Summary: We can trust that God’s training program is one rooted in love as we endure the hardships of life.
The Marine Corps "Crucible" is the final test of an 11-week season of endurance and training for Marine recruits. The fires of the Crucible burn away the dross and provide the final passage for young men and women to receive the coveted title of "Marine."
The entire test and training is painful, exacting, and presses everyone beyond what they thought they had to offer, but it is a regimen, a system of purpose. Colonel Bob Hayes says, "We have two missions in the Marine Corps -- to win battles and make Marines. The Crucible is one piece of that effort."

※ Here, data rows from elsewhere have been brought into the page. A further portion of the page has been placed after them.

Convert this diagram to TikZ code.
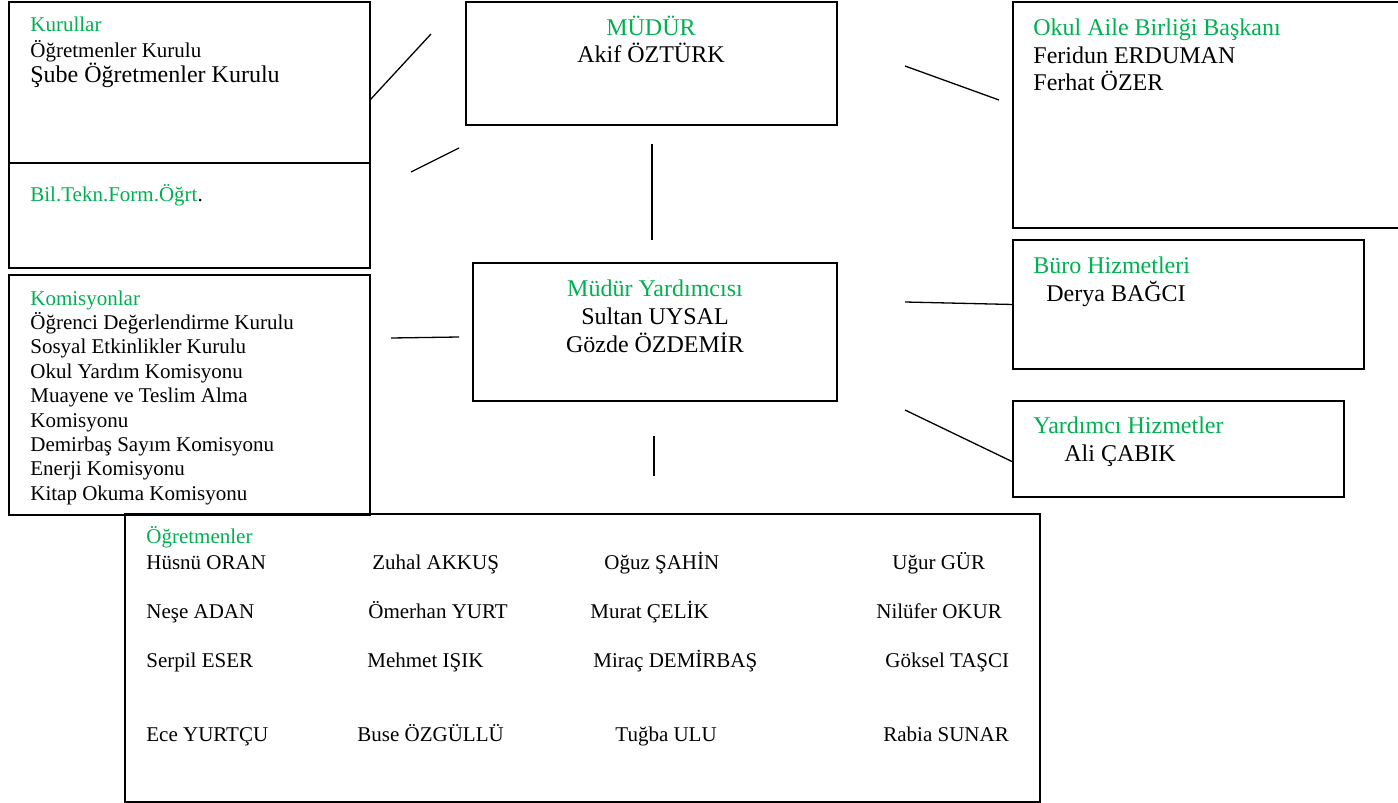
\documentclass[tikz,border=0pt]{standalone}
\usepackage{fontspec}
\setmainfont{Liberation Serif}
\usetikzlibrary{calc}
\definecolor{kgreen}{RGB}{0,176,80}

\tikzset{
  box/.style={draw,line width=1pt,inner sep=0pt,outer sep=0pt,anchor=north west},
  link/.style={line width=0.65pt},
  txt/.style={anchor=base west,inner sep=0pt,font=\fontsize{10.5}{12}\selectfont},
  bigtxt/.style={txt,font=\fontsize{12}{14}\selectfont},
  head/.style={text=kgreen},
}

\begin{document}
\begin{tikzpicture}[x=0.5pt,y=-0.5pt]
  \useasboundingbox (0,0) rectangle (1398,803);

  % boxes
  \node[box,minimum width=180.5pt,minimum height=80.5pt] (kur)   at (9,2)     {};
  \node[box,minimum width=180.5pt,minimum height=52.5pt] (bil)   at (9,163)   {};
  \node[box,minimum width=180.5pt,minimum height=120pt]  (kom)   at (9,275)   {};
  \node[box,minimum width=185.5pt,minimum height=61.5pt] (mudur) at (466,2)   {};
  \node[box,minimum width=182pt,minimum height=69pt]     (myard) at (473,263) {};
  \node[box,minimum width=194pt,minimum height=113pt]    (oab)   at (1013,2)  {};
  \node[box,minimum width=175.5pt,minimum height=64.5pt] (buro)  at (1013,240) {};
  \node[box,minimum width=165.5pt,minimum height=48pt]   (yhiz)  at (1013,401) {};
  \node[box,minimum width=457.5pt,minimum height=144pt]  (ogr)   at (125,514) {};

  % Kurullar
  \node[txt,head]  (kurH) at (30,32)  {Kurullar};
  \node[txt]       (kur1) at (30,57)  {Öğretmenler Kurulu};
  \node[bigtxt]    (kur2) at (30,82)  {Şube Öğretmenler Kurulu};
  \node[txt,head]  (bilH) at (30,201) {Bil.Tekn.Form.Öğrt\textcolor{black}{.}};

  % Komisyonlar
  \node[txt,head] (komH) at (30,305) {Komisyonlar};
  \foreach \t [count=\i] in {Öğrenci Değerlendirme Kurulu,Sosyal Etkinlikler Kurulu,
      Okul Yardım Komisyonu,Muayene ve Teslim Alma,Komisyonu,Demirbaş Sayım Komisyonu,
      Enerji Komisyonu,Kitap Okuma Komisyonu}
    \node[txt] (kom\i) at (30,305+24.4*\i) {\t};

  % Mudur
  \node[bigtxt,head,anchor=base] (mudH) at (651,35) {MÜDÜR};
  \node[bigtxt,anchor=base]      (mud1) at (651,62) {Akif ÖZTÜRK};

  % Mudur yardimcisi
  \node[bigtxt,head,anchor=base] (myH) at (655,296) {Müdür Yardımcısı};
  \node[bigtxt,anchor=base]      (my1) at (655,324) {Sultan UYSAL};
  \node[bigtxt,anchor=base]      (my2) at (655,352) {Gözde ÖZDEMİR};

  % right side
  \node[bigtxt,head] (oabH) at (1033,35) {Okul Aile Birliği Başkanı};
  \node[bigtxt]      (oab1) at (1033,63) {Feridun ERDUMAN};
  \node[bigtxt]      (oab2) at (1033,90) {Ferhat ÖZER};
  \node[bigtxt,head] (buroH) at (1033,273) {Büro Hizmetleri};
  \node[bigtxt]      (buro1) at (1046,301) {Derya BAĞCI};
  \node[bigtxt,head] (yhizH) at (1033,433) {Yardımcı Hizmetler};
  \node[bigtxt]      (yhiz1) at (1064,461) {Ali ÇABIK};

  % ogretmenler
  \node[txt,head] (ogrH) at (146,543) {Öğretmenler};
  \node[txt] (t11) at (146,569) {Hüsnü ORAN};
  \node[txt] (t12) at (372,569) {Zuhal AKKUŞ};
  \node[txt] (t13) at (604,569) {Oğuz ŞAHİN};
  \node[txt] (t14) at (892,569) {Uğur GÜR};
  \node[txt] (t21) at (146,618) {Neşe ADAN};
  \node[txt] (t22) at (368,618) {Ömerhan YURT};
  \node[txt] (t23) at (590,618) {Murat ÇELİK};
  \node[txt] (t24) at (876,618) {Nilüfer OKUR};
  \node[txt] (t31) at (146,667) {Serpil ESER};
  \node[txt] (t32) at (367,667) {Mehmet IŞIK};
  \node[txt] (t33) at (593,667) {Miraç DEMİRBAŞ};
  \node[txt] (t34) at (885,667) {Göksel TAŞCI};
  \node[txt] (t41) at (146,741) {Ece YURTÇU};
  \node[txt] (t42) at (357,741) {Buse ÖZGÜLLÜ};
  \node[txt] (t43) at (615,741) {Tuğba ULU};
  \node[txt] (t44) at (883,741) {Rabia SUNAR};

  % loose line ends
  \coordinate (a1) at (431,34);
  \coordinate (b1) at (411,172);
  \coordinate (b2) at (459,148);
  \coordinate (c1) at (652,144);
  \coordinate (c2) at (652,240);
  \coordinate (d1) at (391,338);
  \coordinate (d2) at (459,337);
  \coordinate (e1) at (654,436);
  \coordinate (e2) at (654,476);
  \coordinate (f1) at (905,66);
  \coordinate (f2) at (999,100);
  \coordinate (g1) at (905,302);
  \coordinate (h1) at (905,410);

  \draw[link] ($(kur.north east)+(0,98)$) -- (a1);
  \draw[link] (b1) -- (b2);
  \draw[link] (c1) -- (c2);
  \draw[link] (d1) -- (d2);
  \draw[link] (e1) -- (e2);
  \draw[link] (f1) -- (f2);
  \draw[link] (g1) -- (buro.west);
  \draw[link] (h1) -- ($(yhiz.north west)+(0,61)$);
\end{tikzpicture}
\end{document}
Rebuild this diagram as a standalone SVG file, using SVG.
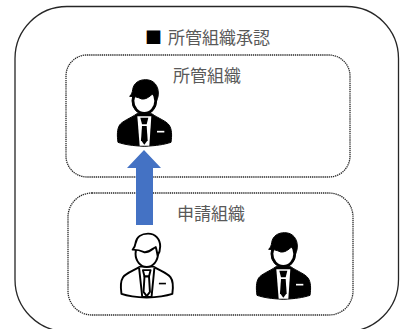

The Crucible emphasizes trainee teamwork under stress. Recruits get eight hours of sleep during the entire 54-hour exercise. They get very little food and are responsible for rationing out the food to themselves. If that were not enough, the recruits also have to go through tough physical activities like road marches and night infiltration courses. During the 54 hours of the Crucible the recruits march about 40 miles. Sergeant Roger Summers, who works closely with the grueling Crucible challenge said,
It isn’t long before the recruits are tired and hungry, but as they keep going they realize they can call on reserves they never knew they had. Some of these recruits do things they never thought they could do. Some of them come from middle-class homes where everything has been handed to them. Others come from poorer homes where nothing was ever expected of them. If they finish the Crucible, they have accomplished something.
One recruit put it best. "I am going to finish this," he said. "And when I do, it will be the most positive thing I have done in my life." The recruit was part of a group that recently experienced the Crucible. They began the Crucible at 3 a.m. with a six-mile road march from their barracks to Page Airfield, the Crucible site. Once there the recruits placed their gear in huts and prepared for the first of four four-hour events.
Each of the four events of the Crucible has a number of "warrior stations" that the team of recruits must work together to overcome or solve. Each station is named for a Marine hero and the drill instructor has a recruit read a brief explanation of how the hero’s actions exemplify the Corps and its values before they undertake the challenge. Sergeant Summers says,
I choose a different leader for each station. That way, all the recruits understand what it’s like to be the leader and what they have to do to be a follower. You see the team learn as they go along. At the beginning, they just charge ahead without a plan and without asking if anyone has an idea. By the end of the Crucible you see them working together better, getting advice from all team members and solving more of the problems.
The first day of the Crucible recruits face two different challenges or "warrior stations." The recruits grab food and water when they can. After the first two events comes a five-mile night march. "The night march was the toughest thing we’ve done here," said 18-year-old Pfc. Josh Lunceford of Charleston, W.Va. When they finally get through all of the paces of the first day, the recruits hit the rack for four hours of sleep before they begin their second day.
On the second day the recruits will finish with the final two events. "On the second day they are tired and hungry and it really starts to show," said Capt. John H. Rochford, Delta Company commander. "They start getting short with one another, but they realize after the first day they have to work together to finish. No one gets through the Crucible alone."
At the end of the second day, the recruits go through a night infiltration course and then hit the rack for another four hours. When they get up, they face a nine-mile march and the end of the Crucible.
The final march of the Crucible begins at 4 a.m. None of the recruits want to drop out at this point, but all of them are tired, weary, and ready to quit. As the sun rises, the recruits cross the DI Bridge. Once across, the drill instructors start marching calls and the recruits join in. As they get closer to the main base, the marching calls get louder and the recruits grow stronger, until they reach the Parade Deck. The recruits form up around a half-size replica of the Marine Corps Memorial -- also known as the Iwo Jima Memorial. There, a significant transformation takes place.
"We’re not just giving them basic training, we’re turning them into Marines," Captain Rochford said. "There’s more to being a Marine than knowing how to fire a weapon. There’s a whole tradition behind it, and we want these recruits to measure up to the men and women who went before them."